What OScaR actually does
The KV cache — the stored keys and values every token attends to — grows linearly with context length and is the single largest consumer of GPU memory during decode. OScaR (Omni-Scaled Canalized Rotation) attacks the hardest part of compressing it: Token Norm Imbalance, where a handful of tokens carry outsized magnitude and blow up quantization error at low bit-widths.
It's a deliberately minimal, two-step pipeline. Canalized Rotation applies a fast Hadamard transform (O(d log d), not O(d²)) to redistribute outlier channel energy, and Omni-Token Scaling does sequence-level normalization to balance token norms. Keys are quantized per-channel, values per-token, with a 128-token residual window kept at higher precision. Critically, it's training-free and calibration-free — no fine-tuning pass, no dataset curation.
The numbers
Measured against BF16 FlashDecoding-v2 on Qwen3-8B at a 128K context length on an H20 GPU, OScaR reports up to 3.0x decoding speedup, 5.3x memory reduction, and 4.1x throughput. On accuracy, it tops every competing 2-bit method on LongBench-E — 41.75% versus the second-best (OTT) at 40.74% on Llama-3.1-8B, against a 43.57% 16-bit baseline — while beating KIVI, QuaRot and TurboQuant+. On Needle-in-a-Haystack it actually edges the FP16 baseline, 96.5% to 96.0%. The kernels build on HadaCore and BitDecoding and run on GPU Tensor Cores.
The "and Beyond" in the title matters for builders: the authors validate it not just on text LLMs but on multimodal (LLaVA-v1.6, Qwen3-VL-4B/8B) and omni-modal models (Qwen3-Omni-30B-A3B), where KV pressure is worse.
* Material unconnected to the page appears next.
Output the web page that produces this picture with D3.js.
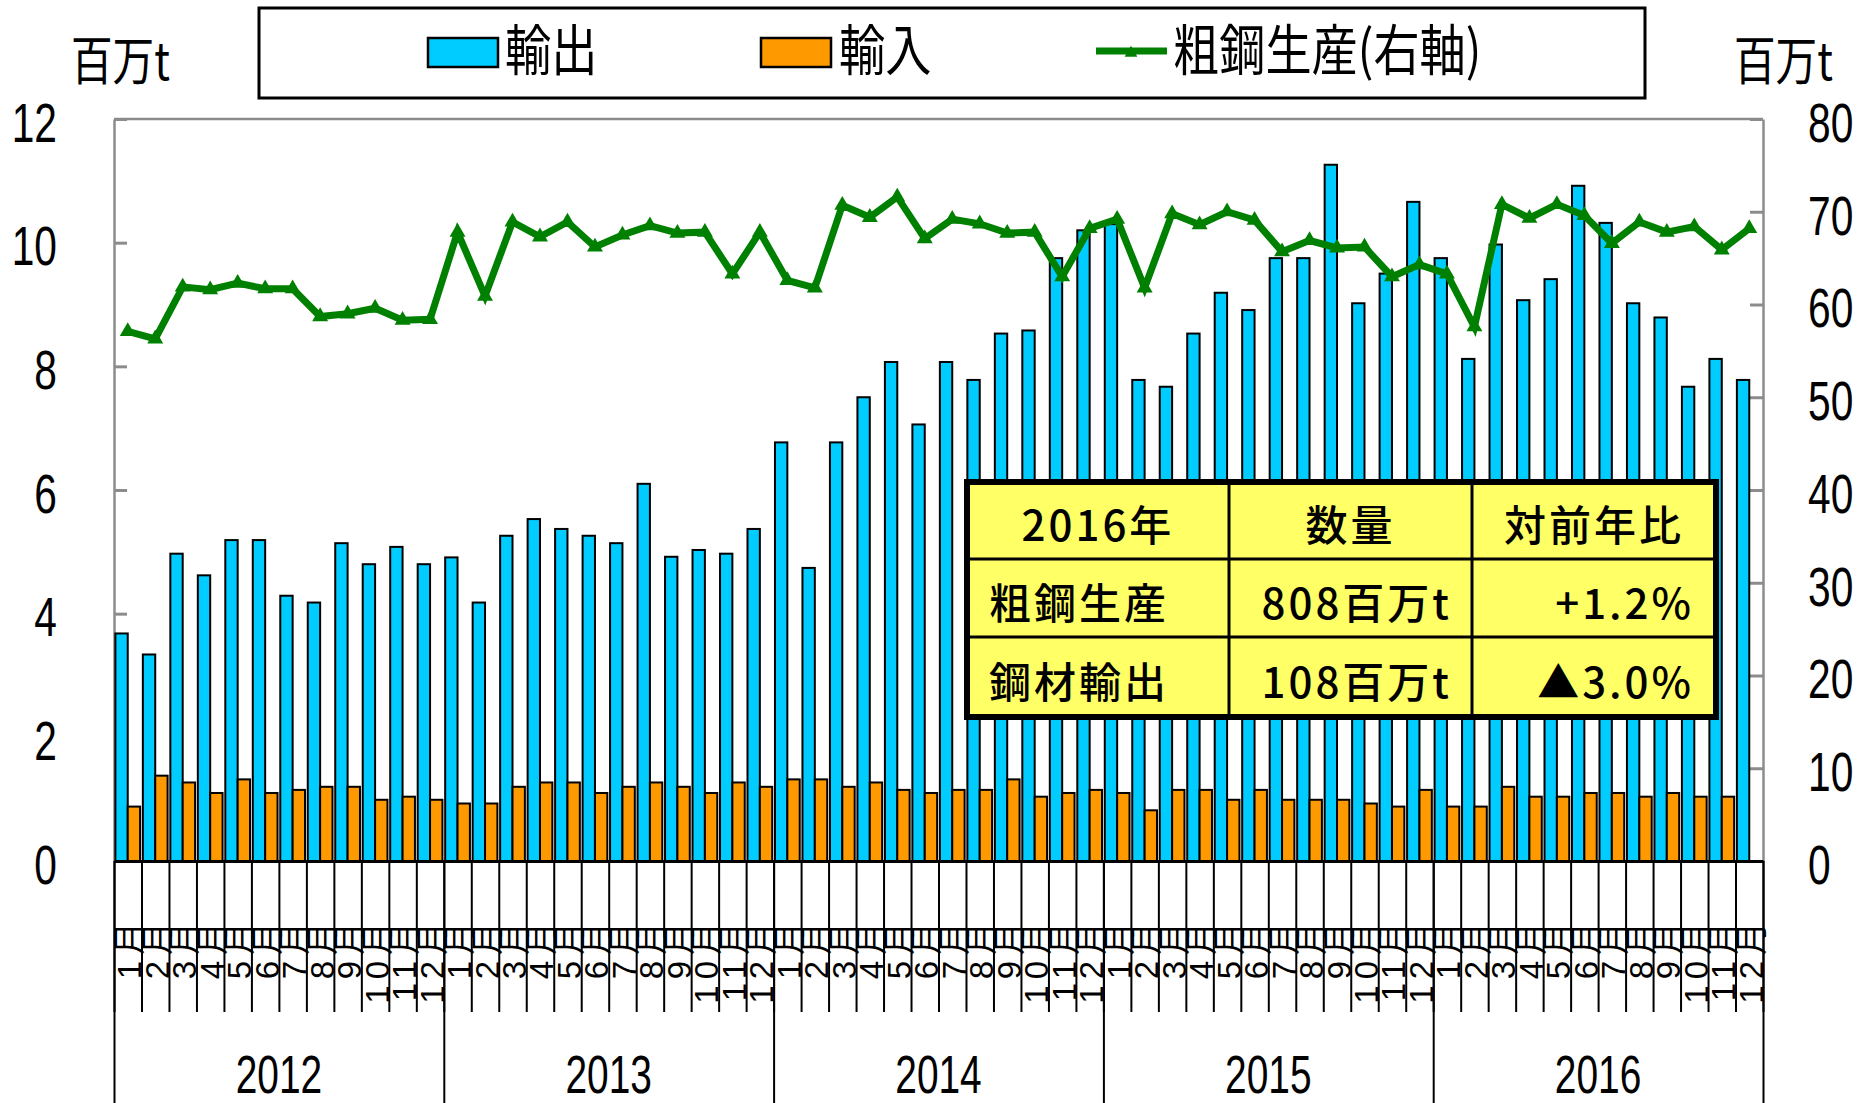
<!DOCTYPE html>
<html><head><meta charset="utf-8">
<script src="https://cdn.jsdelivr.net/npm/d3@7"></script>
<style>body{margin:0;background:#fff;} svg{display:block}</style>
</head><body><svg id="c" width="1864" height="1103"></svg>
<script>
// ---------------- data ----------------
const years = ["2012","2013","2014","2015","2016"];
const monthLabels = ["1月","2月","3月","4月","5月","6月","7月","8月","9月","10月","11月","12月"];
const exportsData = [
  3.68,3.34,4.97,4.62,5.19,5.19,4.29,4.18,5.14,4.80,5.08,4.80,
  4.91,4.18,5.26,5.53,5.37,5.26,5.14,6.10,4.92,5.03,4.97,5.37,
  6.77,4.74,6.77,7.50,8.07,7.06,8.07,7.78,8.53,8.58,9.75,10.20,
  10.30,7.78,7.67,8.53,9.19,8.91,9.75,9.75,11.26,9.02,9.50,10.66,
  9.75,8.12,9.97,9.07,9.41,10.92,10.32,9.02,8.79,7.67,8.12,7.78
];
const importsData = [
  0.88,1.38,1.27,1.10,1.32,1.10,1.15,1.20,1.20,0.99,1.04,0.99,
  0.93,0.93,1.20,1.27,1.27,1.10,1.20,1.27,1.20,1.10,1.27,1.20,
  1.32,1.32,1.20,1.27,1.15,1.10,1.15,1.15,1.32,1.04,1.10,1.15,
  1.10,0.82,1.15,1.15,0.99,1.15,0.99,0.99,0.99,0.93,0.88,1.15,
  0.88,0.88,1.20,1.04,1.04,1.10,1.10,1.04,1.10,1.04,1.04,null
];
const steelData = [
  57.1,56.3,61.9,61.6,62.3,61.7,61.7,58.7,59.0,59.6,58.3,58.4,
  67.8,60.9,68.9,67.3,68.9,66.2,67.5,68.5,67.7,67.8,63.3,67.8,
  62.6,61.8,70.7,69.4,71.6,67.1,69.2,68.7,67.7,67.8,63.0,68.2,
  69.2,61.8,69.8,68.6,70.0,69.1,65.7,66.9,66.1,66.2,63.0,64.3,
  63.3,57.6,70.8,69.3,70.8,69.6,66.6,68.9,67.8,68.4,65.9,68.2
];
const leftTicks = [0,2,4,6,8,10,12];
const rightTicks = [0,10,20,30,40,50,60,70,80];
const seriesNames = ["輸出","輸入","粗鋼生産(右軸)"];
const unitLabel = "百万t";
const tableHeader = ["2016年","数量","対前年比"];
const tableRows = [
  ["粗鋼生産","808百万t","+1.2%"],
  ["鋼材輸出","108百万t","▲3.0%"]
];

// ---------------- layout ----------------
const svg = d3.select('#c');
const X0 = 114, X1 = 1763, YT = 119, YB = 861;
const nM = exportsData.length;
const idx = d3.range(nM);
const x = d3.scaleBand().domain(idx).range([X0, X1]).paddingInner(0.1).paddingOuter(0.05);
const xs = d3.scaleBand().domain(['exp','imp']).range([0, x.bandwidth()]);
const xEdge = d3.scaleLinear().domain([0, nM]).range([X0, X1]);
const xYear = d3.scaleBand().domain(years).range([X0, X1]);
const yL = d3.scaleLinear().domain([0, 12]).range([YB, YT]);
const yR = d3.scaleLinear().domain([0, 80]).range([YB, YT]);

const BLUE = '#00CCFF', ORANGE = '#FF9900', GREEN = '#008000', GRAY = '#8c8c8c';
const NUM = '"Liberation Sans", Arial, sans-serif';
const CJK = '"Noto Sans CJK JP", "Noto Sans", sans-serif';

// frame top (gray)
svg.append('line').attr('x1', X0).attr('x2', X1).attr('y1', YT).attr('y2', YT)
  .attr('stroke', GRAY).attr('stroke-width', 2.5);

// left axis
const gL = svg.append('g').attr('transform', `translate(${X0},0)`)
  .call(d3.axisLeft(yL).tickValues(leftTicks).tickSize(-13).tickSizeOuter(0).tickPadding(0).tickFormat(d3.format('d')));
gL.select('.domain').attr('stroke', GRAY).attr('stroke-width', 2.5);
gL.selectAll('.tick line').attr('stroke', GRAY).attr('stroke-width', 3);
gL.selectAll('.tick text').attr('x', null).attr('dy', null)
  .attr('transform', 'translate(-57,3) scale(0.74,1)')
  .attr('text-anchor', 'end').attr('dominant-baseline', 'central')
  .style('font-family', NUM).style('font-size', '55px').attr('fill', '#000');

// right axis
const gR = svg.append('g').attr('transform', `translate(${X1},0)`)
  .call(d3.axisRight(yR).tickValues(rightTicks).tickSize(-13).tickSizeOuter(0).tickPadding(0).tickFormat(d3.format('d')));
gR.select('.domain').attr('stroke', GRAY).attr('stroke-width', 2.5);
gR.selectAll('.tick line').attr('stroke', GRAY).attr('stroke-width', 3);
gR.selectAll('.tick text').attr('x', null).attr('dy', null)
  .attr('transform', 'translate(45,3) scale(0.74,1)')
  .attr('text-anchor', 'start').attr('dominant-baseline', 'central')
  .style('font-family', NUM).style('font-size', '55px').attr('fill', '#000');

// bars
svg.append('g').selectAll('rect').data(exportsData).join('rect')
  .attr('x', (d, i) => x(i) + xs('exp')).attr('y', d => yL(d))
  .attr('width', xs.bandwidth()).attr('height', d => YB - yL(d))
  .attr('fill', BLUE).attr('stroke', '#000').attr('stroke-width', 2);
svg.append('g').selectAll('rect').data(importsData.map((v, i) => ({v, i})).filter(d => d.v != null)).join('rect')
  .attr('x', d => x(d.i) + xs('imp')).attr('y', d => yL(d.v))
  .attr('width', xs.bandwidth()).attr('height', d => YB - yL(d.v))
  .attr('fill', ORANGE).attr('stroke', '#000').attr('stroke-width', 2);

// x axis : month ticks
const gX = svg.append('g').attr('transform', `translate(0,${YB})`)
  .call(d3.axisBottom(xEdge).tickValues(d3.range(0, nM + 1)).tickSize(151).tickSizeOuter(0).tickFormat(''));
gX.select('.domain').attr('stroke', '#000').attr('stroke-width', 3);
gX.selectAll('.tick line').attr('stroke', '#000').attr('stroke-width', 2);
// year separators
const gY = svg.append('g').attr('transform', `translate(0,${YB})`)
  .call(d3.axisBottom(xEdge).tickValues(d3.range(0, nM + 1, 12)).tickSize(242).tickSizeOuter(0).tickFormat(''));
gY.select('.domain').remove();
gY.selectAll('.tick line').attr('stroke', '#000').attr('stroke-width', 2);

// month labels
svg.append('g').selectAll('text').data(idx).join('text')
  .attr('transform', i => `translate(${x(i) + x.bandwidth() / 2 + 2},916) rotate(-90)`)
  .attr('text-anchor', 'end').attr('dominant-baseline', 'central')
  .style('font-family', NUM + ',' + CJK).style('font-size', '33px').style('letter-spacing', '6px')
  .text(i => monthLabels[i % 12]);

// year labels
svg.append('g').selectAll('text').data(years).join('text')
  .attr('transform', d => `translate(${xYear(d) + xYear.bandwidth() / 2},1093) scale(0.72,1)`)
  .attr('text-anchor', 'middle')
  .style('font-family', NUM).style('font-size', '54px')
  .text(d => d);

// steel line
const cx = i => x(i) + x.bandwidth() / 2;
svg.append('path').datum(steelData)
  .attr('d', d3.line().x((d, i) => cx(i)).y(d => yR(d)))
  .attr('fill', 'none').attr('stroke', GREEN).attr('stroke-width', 7).attr('stroke-linejoin', 'miter');
svg.append('g').selectAll('path').data(steelData).join('path')
  .attr('transform', (d, i) => `translate(${cx(i)},${yR(d)})`)
  .attr('d', d3.symbol(d3.symbolTriangle, 110))
  .attr('fill', GREEN);

// unit labels
svg.append('text').attr('transform', 'translate(71,80) scale(0.8,1)')
  .style('font-family', CJK).style('font-size', '52px').text(unitLabel);
svg.append('text').attr('transform', 'translate(1734,80) scale(0.8,1)')
  .style('font-family', CJK).style('font-size', '52px').text(unitLabel);

// legend
const lg = svg.append('g');
lg.append('rect').attr('x', 259).attr('y', 8).attr('width', 1386).attr('height', 90)
  .attr('fill', '#fff').attr('stroke', '#000').attr('stroke-width', 3);
lg.append('rect').attr('x', 428).attr('y', 38).attr('width', 70).attr('height', 29)
  .attr('fill', BLUE).attr('stroke', '#000').attr('stroke-width', 2.5);
lg.append('rect').attr('x', 761).attr('y', 38).attr('width', 70).attr('height', 29)
  .attr('fill', ORANGE).attr('stroke', '#000').attr('stroke-width', 2.5);
lg.append('line').attr('x1', 1096).attr('x2', 1167).attr('y1', 51).attr('y2', 51)
  .attr('stroke', GREEN).attr('stroke-width', 7);
lg.append('path').attr('transform', 'translate(1131,53)').attr('d', d3.symbol(d3.symbolTriangle, 70)).attr('fill', GREEN);
const legX = [505, 839, 1173];
lg.selectAll('text').data(seriesNames).join('text')
  .attr('transform', (d, i) => `translate(${legX[i]},70) scale(0.84,1)`)
  .style('font-family', CJK).style('font-size', '55px').text(d => d);

// table
const colX = [967, 1229, 1472, 1716];
const rowY = [482, 559, 637, 717];
const tb = svg.append('g');
tb.append('rect').attr('x', colX[0]).attr('y', rowY[0]).attr('width', colX[3] - colX[0]).attr('height', rowY[3] - rowY[0])
  .attr('fill', '#FFFF66');
[1, 2].forEach(k => {
  tb.append('line').attr('x1', colX[k]).attr('x2', colX[k]).attr('y1', rowY[0]).attr('y2', rowY[3]).attr('stroke', '#000').attr('stroke-width', 3);
  tb.append('line').attr('x1', colX[0]).attr('x2', colX[3]).attr('y1', rowY[k]).attr('y2', rowY[k]).attr('stroke', '#000').attr('stroke-width', 3);
});
tb.append('rect').attr('x', colX[0]).attr('y', rowY[0]).attr('width', colX[3] - colX[0]).attr('height', rowY[3] - rowY[0])
  .attr('fill', 'none').attr('stroke', '#000').attr('stroke-width', 6);
const cellStyle = s => s.style('font-family', CJK).style('font-size', '42px').style('letter-spacing', '3px')
  .style('font-weight', 500).attr('dominant-baseline', 'central');
tableHeader.forEach((t, c) => {
  tb.append('text').attr('x', (colX[c] + colX[c + 1]) / 2).attr('y', (rowY[0] + rowY[1]) / 2 + 2)
    .attr('text-anchor', 'middle').call(cellStyle).text(t);
});
tableRows.forEach((row, r) => {
  const yc = (rowY[r + 1] + rowY[r + 2]) / 2 + 2;
  tb.append('text').attr('x', colX[0] + 22).attr('y', yc).attr('text-anchor', 'start').call(cellStyle).text(row[0]);
  tb.append('text').attr('x', colX[2] - 20).attr('y', yc).attr('text-anchor', 'end').call(cellStyle).text(row[1]);
  tb.append('text').attr('x', colX[3] - 22).attr('y', yc).attr('text-anchor', 'end').call(cellStyle).text(row[2]);
});
</script>
</body></html>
Why it matters for builders
HBM is scarce and expensive, and KV cache — not weights — is what caps concurrent sessions and context length on a serving node. A drop-in, training-free method that quarters KV memory lets you serve longer contexts or fatter batches on the same Hopper-class GPUs, directly improving tokens-per-dollar. The fact that this comes out of Meituan's production LongCat team, not a pure-research lab, signals it was built against real serving economics. With code public, the practical question is integration cost into vLLM/SGLang-style stacks — but for anyone running long-context inference at scale, 2-bit KV cache just got a credible reference implementation.